Im going to be speaking with another recording engineer whom also subscribes to another popular streaming service whoms work he noticed at least one of his recordings is offered as Hi-Res which in fact was originally recorded on tape .

I recently chatted with one recording engineer whom found some of work on Amazon that is being sold as HD when in fact it’s 16/44 .
If you pay attention, you will realize that this is just a matter of semantics. Amazon calls 16/44 "HD". And anything above that is "Ultra HD".


That said, I have found that a few titles are not in either. Just whatever the standard stream rate is, 320 kbps I am assuming.

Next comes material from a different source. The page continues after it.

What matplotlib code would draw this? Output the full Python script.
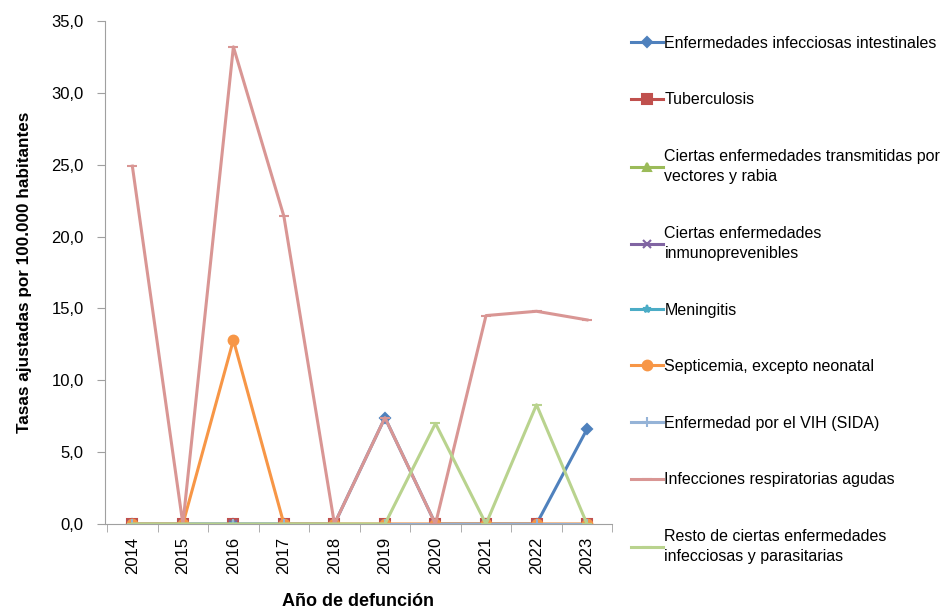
import numpy as np
import matplotlib.pyplot as plt

plt.rcParams['font.family'] = ['Liberation Sans', 'DejaVu Sans']

# Years and adjusted rates per 100.000 inhabitants
years = ['2014', '2015', '2016', '2017', '2018', '2019', '2020', '2021', '2022', '2023']

intestinales = [0, 0, 0, 0, 0, 7.4, 0, 0, 0, 6.6]
tuberculosis = [0, 0, 0, 0, 0, 0, 0, 0, 0, 0]
vectores = [0, 0, 0, 0, 0, 0, 0, 0, 0, 0]
inmunoprev = [0, 0, 0, 0, 0, 0, 0, 0, 0, 0]
meningitis = [0, 0, 0, 0, 0, 0, 0, 0, 0, 0]
septicemia = [0, 0, 12.8, 0, 0, 0, 0, 0, 0, 0]
vih = [0, 0, 0, 0, 0, 0, 0, 0, 0, 0]
respiratorias = [24.9, 0, 33.2, 21.4, 0, 7.4, 0, 14.5, 14.8, 14.2]
resto = [0, 0, 0, 0, 0, 0, 7.0, 0, 8.3, 0]

labels = [
    'Enfermedades infecciosas intestinales',
    'Tuberculosis',
    'Ciertas enfermedades transmitidas por\nvectores y rabia',
    'Ciertas enfermedades\ninmunoprevenibles',
    'Meningitis',
    'Septicemia, excepto neonatal',
    'Enfermedad por el VIH (SIDA)',
    'Infecciones respiratorias agudas',
    'Resto de ciertas enfermedades\ninfecciosas y parasitarias',
]
series = [intestinales, tuberculosis, vectores, inmunoprev, meningitis,
          septicemia, vih, respiratorias, resto]
colors = ['#4F81BD', '#C0504D', '#9BBB59', '#8064A2', '#4BACC6',
          '#F79646', '#95B3D7', '#D99694', '#B9D38E']
markers = ['D', 's', '^', 'x', '*', 'o', '+', '_', '_']
msizes = [5, 7, 6, 6, 6, 7, 7, 7, 7]

fig = plt.figure(figsize=(9.42, 6.09), dpi=100)
ax = fig.add_axes([0.111, 0.1396, 0.539, 0.826])

x = np.arange(len(years))
for vals, lab, c, m, ms in zip(series, labels, colors, markers, msizes):
    ax.plot(x, vals, color=c, marker=m, markersize=ms, linewidth=2.2,
            markeredgewidth=1.5, label=lab)

ax.set_xlim(-0.55, len(years) - 0.5)
ax.set_ylim(0, 35)
ax.set_yticks(np.arange(0, 36, 5))
ax.set_yticklabels([f'{v:.1f}'.replace('.', ',') for v in np.arange(0, 36, 5)],
                   fontsize=12)
ax.set_xticks(x)
ax.set_xticklabels(years, rotation=90, fontsize=12)
ax.set_xticks(np.arange(-0.5, len(years), 1), minor=True)
ax.tick_params(axis='x', which='major', length=0, pad=9)
ax.tick_params(axis='x', which='minor', length=6, color='#A0A0A0', direction='out')
ax.tick_params(axis='y', length=6, color='#A0A0A0', direction='out', pad=9)

for s in ['top', 'right']:
    ax.spines[s].set_visible(False)
ax.spines['left'].set_color('#A0A0A0')
ax.spines['bottom'].set_color('#A0A0A0')

ax.set_xlabel('Año de defunción', fontsize=13, fontweight='bold', labelpad=14)
ax.set_ylabel('Tasas ajustadas por 100.000 habitantes', fontsize=12.3,
              fontweight='bold', labelpad=14)

leg = fig.legend(loc='upper left', bbox_to_anchor=(0.663, 0.952), frameon=False,
                 fontsize=11.5, labelspacing=2.6, handlelength=2.0,
                 handletextpad=0.1, borderaxespad=0)
for t in leg.get_texts():
    t.set_linespacing(1.45)

fig.savefig('out.png', dpi=100)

If you pay attention, you will realize that this is just a matter of semantics. Amazon calls 16/44 "HD". And anything above that is "Ultra HD".
Yes....but anything "above" 16/44 or ULTRA HD (as Amazon claims) would have to have been originally recorded in a 24bit studio to be actually be superior to 16bit....and little has.

Curious to hear the quality. I use Amazon for movies and, even though they are "HD" sound, the sound quality never seems to be as good as when I play the same movies using blu-ray or UHD blu-ray disks.  

For movies, I assume there's compression, dithering, or whatever going on there.